◆ TASK GOAL: Leave out the pictures; transcribe all else exactly.

◆ SUPPLIED INFORMATION:
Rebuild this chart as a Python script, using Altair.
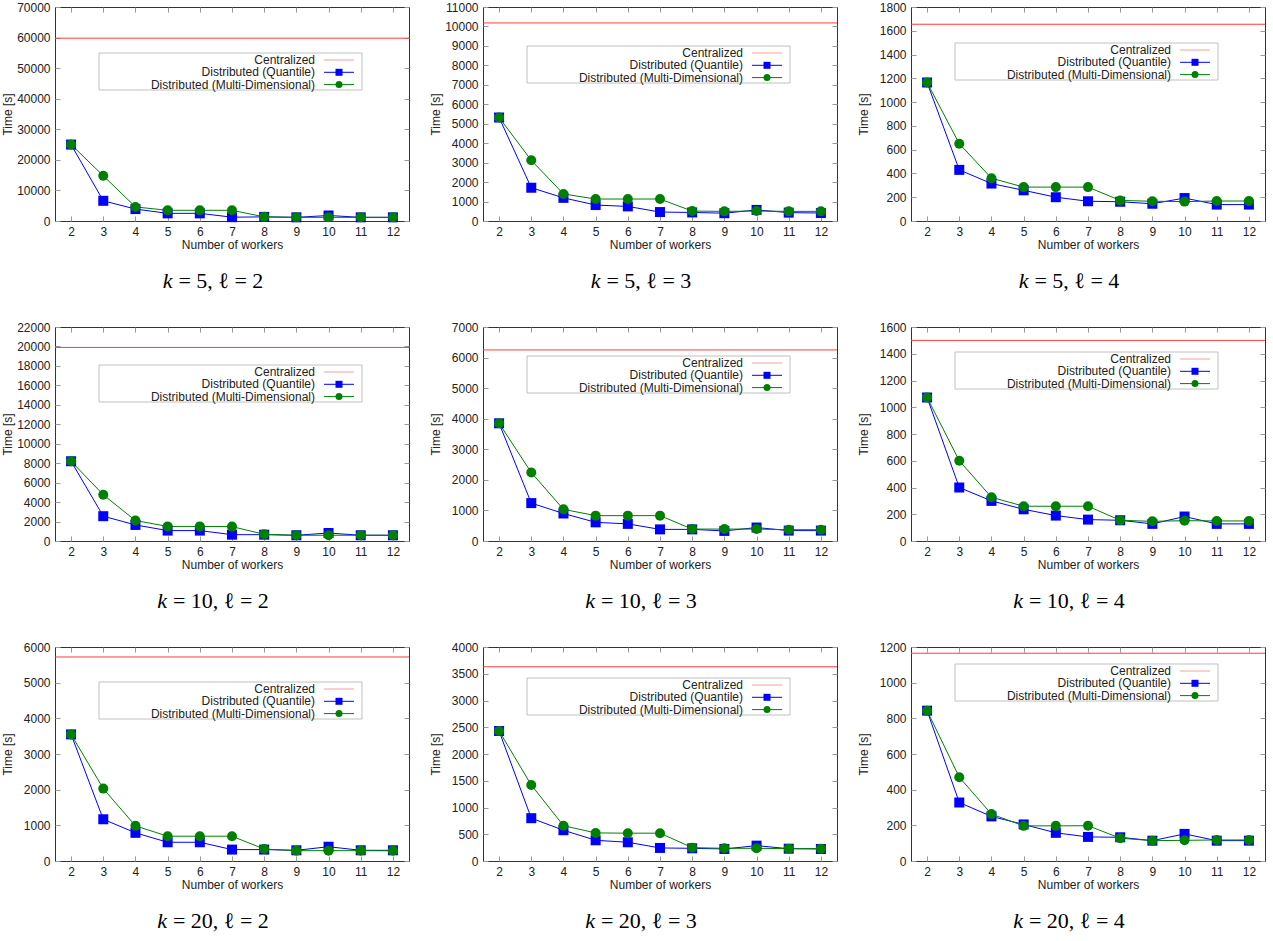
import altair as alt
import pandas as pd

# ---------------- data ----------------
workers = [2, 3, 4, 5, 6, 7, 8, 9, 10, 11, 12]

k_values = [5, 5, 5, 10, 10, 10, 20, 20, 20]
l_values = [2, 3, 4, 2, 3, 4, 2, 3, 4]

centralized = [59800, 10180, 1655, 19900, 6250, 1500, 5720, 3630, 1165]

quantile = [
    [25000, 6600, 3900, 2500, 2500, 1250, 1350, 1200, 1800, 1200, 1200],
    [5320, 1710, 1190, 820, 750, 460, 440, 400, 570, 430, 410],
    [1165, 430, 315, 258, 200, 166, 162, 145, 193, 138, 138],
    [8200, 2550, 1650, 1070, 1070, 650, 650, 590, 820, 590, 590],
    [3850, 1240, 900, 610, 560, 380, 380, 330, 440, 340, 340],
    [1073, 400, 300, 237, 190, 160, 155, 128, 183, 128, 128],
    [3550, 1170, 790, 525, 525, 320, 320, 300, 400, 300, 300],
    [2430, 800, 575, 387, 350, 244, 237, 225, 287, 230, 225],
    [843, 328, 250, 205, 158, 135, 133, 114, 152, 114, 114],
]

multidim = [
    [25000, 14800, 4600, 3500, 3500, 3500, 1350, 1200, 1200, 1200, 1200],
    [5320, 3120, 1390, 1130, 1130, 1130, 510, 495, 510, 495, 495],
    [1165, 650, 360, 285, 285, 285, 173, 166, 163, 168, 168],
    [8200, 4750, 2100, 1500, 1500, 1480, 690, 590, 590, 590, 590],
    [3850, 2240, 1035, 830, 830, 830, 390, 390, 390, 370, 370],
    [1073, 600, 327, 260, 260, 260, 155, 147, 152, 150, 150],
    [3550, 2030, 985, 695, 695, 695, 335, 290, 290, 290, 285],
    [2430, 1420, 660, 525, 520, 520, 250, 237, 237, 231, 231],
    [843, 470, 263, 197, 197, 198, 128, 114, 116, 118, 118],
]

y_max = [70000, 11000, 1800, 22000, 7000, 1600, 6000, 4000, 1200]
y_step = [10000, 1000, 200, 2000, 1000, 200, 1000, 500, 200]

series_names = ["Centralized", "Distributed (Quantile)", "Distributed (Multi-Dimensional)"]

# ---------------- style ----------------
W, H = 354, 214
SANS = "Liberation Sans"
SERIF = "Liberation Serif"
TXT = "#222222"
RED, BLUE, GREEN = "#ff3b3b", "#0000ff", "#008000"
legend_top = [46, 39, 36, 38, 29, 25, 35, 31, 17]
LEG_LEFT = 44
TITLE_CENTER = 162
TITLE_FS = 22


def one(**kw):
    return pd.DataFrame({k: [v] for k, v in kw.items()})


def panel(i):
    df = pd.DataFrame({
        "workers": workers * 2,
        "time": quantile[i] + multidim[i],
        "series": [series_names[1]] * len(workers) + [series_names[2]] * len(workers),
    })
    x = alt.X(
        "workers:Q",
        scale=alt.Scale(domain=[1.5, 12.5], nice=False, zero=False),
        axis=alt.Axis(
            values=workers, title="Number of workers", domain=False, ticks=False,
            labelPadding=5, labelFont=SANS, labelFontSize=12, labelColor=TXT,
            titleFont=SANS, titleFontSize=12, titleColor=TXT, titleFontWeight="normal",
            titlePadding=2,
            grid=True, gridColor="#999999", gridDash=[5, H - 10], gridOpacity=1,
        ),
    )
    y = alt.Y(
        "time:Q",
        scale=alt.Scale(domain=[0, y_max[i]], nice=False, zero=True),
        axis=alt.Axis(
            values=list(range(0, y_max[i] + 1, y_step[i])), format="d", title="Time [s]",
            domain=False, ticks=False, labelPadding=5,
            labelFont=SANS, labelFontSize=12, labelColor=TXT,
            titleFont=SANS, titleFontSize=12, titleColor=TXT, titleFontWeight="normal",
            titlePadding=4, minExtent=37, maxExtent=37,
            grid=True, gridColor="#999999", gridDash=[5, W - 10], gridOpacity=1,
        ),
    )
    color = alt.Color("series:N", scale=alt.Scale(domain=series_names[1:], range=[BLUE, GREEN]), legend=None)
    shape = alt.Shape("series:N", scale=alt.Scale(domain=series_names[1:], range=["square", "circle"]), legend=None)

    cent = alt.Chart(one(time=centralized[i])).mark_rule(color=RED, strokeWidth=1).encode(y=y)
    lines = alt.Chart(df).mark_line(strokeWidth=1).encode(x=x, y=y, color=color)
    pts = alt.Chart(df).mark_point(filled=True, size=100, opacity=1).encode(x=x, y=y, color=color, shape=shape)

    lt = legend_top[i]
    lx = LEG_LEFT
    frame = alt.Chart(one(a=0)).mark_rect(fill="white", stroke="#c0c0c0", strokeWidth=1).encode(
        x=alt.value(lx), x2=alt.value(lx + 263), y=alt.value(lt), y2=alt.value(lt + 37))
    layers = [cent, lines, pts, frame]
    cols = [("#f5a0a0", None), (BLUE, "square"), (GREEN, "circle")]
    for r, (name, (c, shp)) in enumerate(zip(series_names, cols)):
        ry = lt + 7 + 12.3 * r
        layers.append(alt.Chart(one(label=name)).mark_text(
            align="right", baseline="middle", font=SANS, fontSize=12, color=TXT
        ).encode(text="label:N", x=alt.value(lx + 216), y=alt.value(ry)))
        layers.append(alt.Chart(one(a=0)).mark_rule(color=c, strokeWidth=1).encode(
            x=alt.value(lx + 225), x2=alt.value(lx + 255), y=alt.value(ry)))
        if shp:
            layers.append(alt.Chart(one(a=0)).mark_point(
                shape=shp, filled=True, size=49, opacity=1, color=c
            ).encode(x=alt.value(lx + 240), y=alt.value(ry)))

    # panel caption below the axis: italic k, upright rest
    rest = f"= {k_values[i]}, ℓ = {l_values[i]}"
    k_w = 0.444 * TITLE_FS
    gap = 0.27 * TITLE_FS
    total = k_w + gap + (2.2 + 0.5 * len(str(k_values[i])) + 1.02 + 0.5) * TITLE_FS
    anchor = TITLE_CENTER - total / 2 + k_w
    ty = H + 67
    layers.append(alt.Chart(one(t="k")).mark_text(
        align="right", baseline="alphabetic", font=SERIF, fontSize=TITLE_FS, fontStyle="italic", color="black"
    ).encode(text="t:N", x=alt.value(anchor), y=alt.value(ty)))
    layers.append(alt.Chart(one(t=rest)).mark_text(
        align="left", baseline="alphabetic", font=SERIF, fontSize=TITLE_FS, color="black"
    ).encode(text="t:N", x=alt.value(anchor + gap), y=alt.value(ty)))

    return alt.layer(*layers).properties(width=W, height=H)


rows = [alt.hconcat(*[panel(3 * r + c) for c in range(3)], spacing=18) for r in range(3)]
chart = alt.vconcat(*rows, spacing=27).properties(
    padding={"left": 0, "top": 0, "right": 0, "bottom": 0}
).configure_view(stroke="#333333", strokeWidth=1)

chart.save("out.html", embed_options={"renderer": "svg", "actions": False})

◆ RESPONSE TO THE EXERCISE:
Rebuild this chart as a Python script, using Altair.
import altair as alt
import pandas as pd

# ---------------- data ----------------
workers = [2, 3, 4, 5, 6, 7, 8, 9, 10, 11, 12]

k_values = [5, 5, 5, 10, 10, 10, 20, 20, 20]
l_values = [2, 3, 4, 2, 3, 4, 2, 3, 4]

centralized = [59800, 10180, 1655, 19900, 6250, 1500, 5720, 3630, 1165]

quantile = [
    [25000, 6600, 3900, 2500, 2500, 1250, 1350, 1200, 1800, 1200, 1200],
    [5320, 1710, 1190, 820, 750, 460, 440, 400, 570, 430, 410],
    [1165, 430, 315, 258, 200, 166, 162, 145, 193, 138, 138],
    [8200, 2550, 1650, 1070, 1070, 650, 650, 590, 820, 590, 590],
    [3850, 1240, 900, 610, 560, 380, 380, 330, 440, 340, 340],
    [1073, 400, 300, 237, 190, 160, 155, 128, 183, 128, 128],
    [3550, 1170, 790, 525, 525, 320, 320, 300, 400, 300, 300],
    [2430, 800, 575, 387, 350, 244, 237, 225, 287, 230, 225],
    [843, 328, 250, 205, 158, 135, 133, 114, 152, 114, 114],
]

multidim = [
    [25000, 14800, 4600, 3500, 3500, 3500, 1350, 1200, 1200, 1200, 1200],
    [5320, 3120, 1390, 1130, 1130, 1130, 510, 495, 510, 495, 495],
    [1165, 650, 360, 285, 285, 285, 173, 166, 163, 168, 168],
    [8200, 4750, 2100, 1500, 1500, 1480, 690, 590, 590, 590, 590],
    [3850, 2240, 1035, 830, 830, 830, 390, 390, 390, 370, 370],
    [1073, 600, 327, 260, 260, 260, 155, 147, 152, 150, 150],
    [3550, 2030, 985, 695, 695, 695, 335, 290, 290, 290, 285],
    [2430, 1420, 660, 525, 520, 520, 250, 237, 237, 231, 231],
    [843, 470, 263, 197, 197, 198, 128, 114, 116, 118, 118],
]

y_max = [70000, 11000, 1800, 22000, 7000, 1600, 6000, 4000, 1200]
y_step = [10000, 1000, 200, 2000, 1000, 200, 1000, 500, 200]

series_names = ["Centralized", "Distributed (Quantile)", "Distributed (Multi-Dimensional)"]

# ---------------- style ----------------
W, H = 354, 214
SANS = "Liberation Sans"
SERIF = "Liberation Serif"
TXT = "#222222"
RED, BLUE, GREEN = "#ff3b3b", "#0000ff", "#008000"
legend_top = [46, 39, 36, 38, 29, 25, 35, 31, 17]
LEG_LEFT = 44
TITLE_CENTER = 162
TITLE_FS = 22


def one(**kw):
    return pd.DataFrame({k: [v] for k, v in kw.items()})


def panel(i):
    df = pd.DataFrame({
        "workers": workers * 2,
        "time": quantile[i] + multidim[i],
        "series": [series_names[1]] * len(workers) + [series_names[2]] * len(workers),
    })
    x = alt.X(
        "workers:Q",
        scale=alt.Scale(domain=[1.5, 12.5], nice=False, zero=False),
        axis=alt.Axis(
            values=workers, title="Number of workers", domain=False, ticks=False,
            labelPadding=5, labelFont=SANS, labelFontSize=12, labelColor=TXT,
            titleFont=SANS, titleFontSize=12, titleColor=TXT, titleFontWeight="normal",
            titlePadding=2,
            grid=True, gridColor="#999999", gridDash=[5, H - 10], gridOpacity=1,
        ),
    )
    y = alt.Y(
        "time:Q",
        scale=alt.Scale(domain=[0, y_max[i]], nice=False, zero=True),
        axis=alt.Axis(
            values=list(range(0, y_max[i] + 1, y_step[i])), format="d", title="Time [s]",
            domain=False, ticks=False, labelPadding=5,
            labelFont=SANS, labelFontSize=12, labelColor=TXT,
            titleFont=SANS, titleFontSize=12, titleColor=TXT, titleFontWeight="normal",
            titlePadding=4, minExtent=37, maxExtent=37,
            grid=True, gridColor="#999999", gridDash=[5, W - 10], gridOpacity=1,
        ),
    )
    color = alt.Color("series:N", scale=alt.Scale(domain=series_names[1:], range=[BLUE, GREEN]), legend=None)
    shape = alt.Shape("series:N", scale=alt.Scale(domain=series_names[1:], range=["square", "circle"]), legend=None)

    cent = alt.Chart(one(time=centralized[i])).mark_rule(color=RED, strokeWidth=1).encode(y=y)
    lines = alt.Chart(df).mark_line(strokeWidth=1).encode(x=x, y=y, color=color)
    pts = alt.Chart(df).mark_point(filled=True, size=100, opacity=1).encode(x=x, y=y, color=color, shape=shape)

    lt = legend_top[i]
    lx = LEG_LEFT
    frame = alt.Chart(one(a=0)).mark_rect(fill="white", stroke="#c0c0c0", strokeWidth=1).encode(
        x=alt.value(lx), x2=alt.value(lx + 263), y=alt.value(lt), y2=alt.value(lt + 37))
    layers = [cent, lines, pts, frame]
    cols = [("#f5a0a0", None), (BLUE, "square"), (GREEN, "circle")]
    for r, (name, (c, shp)) in enumerate(zip(series_names, cols)):
        ry = lt + 7 + 12.3 * r
        layers.append(alt.Chart(one(label=name)).mark_text(
            align="right", baseline="middle", font=SANS, fontSize=12, color=TXT
        ).encode(text="label:N", x=alt.value(lx + 216), y=alt.value(ry)))
        layers.append(alt.Chart(one(a=0)).mark_rule(color=c, strokeWidth=1).encode(
            x=alt.value(lx + 225), x2=alt.value(lx + 255), y=alt.value(ry)))
        if shp:
            layers.append(alt.Chart(one(a=0)).mark_point(
                shape=shp, filled=True, size=49, opacity=1, color=c
            ).encode(x=alt.value(lx + 240), y=alt.value(ry)))

    # panel caption below the axis: italic k, upright rest
    rest = f"= {k_values[i]}, ℓ = {l_values[i]}"
    k_w = 0.444 * TITLE_FS
    gap = 0.27 * TITLE_FS
    total = k_w + gap + (2.2 + 0.5 * len(str(k_values[i])) + 1.02 + 0.5) * TITLE_FS
    anchor = TITLE_CENTER - total / 2 + k_w
    ty = H + 67
    layers.append(alt.Chart(one(t="k")).mark_text(
        align="right", baseline="alphabetic", font=SERIF, fontSize=TITLE_FS, fontStyle="italic", color="black"
    ).encode(text="t:N", x=alt.value(anchor), y=alt.value(ty)))
    layers.append(alt.Chart(one(t=rest)).mark_text(
        align="left", baseline="alphabetic", font=SERIF, fontSize=TITLE_FS, color="black"
    ).encode(text="t:N", x=alt.value(anchor + gap), y=alt.value(ty)))

    return alt.layer(*layers).properties(width=W, height=H)


rows = [alt.hconcat(*[panel(3 * r + c) for c in range(3)], spacing=18) for r in range(3)]
chart = alt.vconcat(*rows, spacing=27).properties(
    padding={"left": 0, "top": 0, "right": 0, "bottom": 0}
).configure_view(stroke="#333333", strokeWidth=1)

chart.save("out.html", embed_options={"renderer": "svg", "actions": False})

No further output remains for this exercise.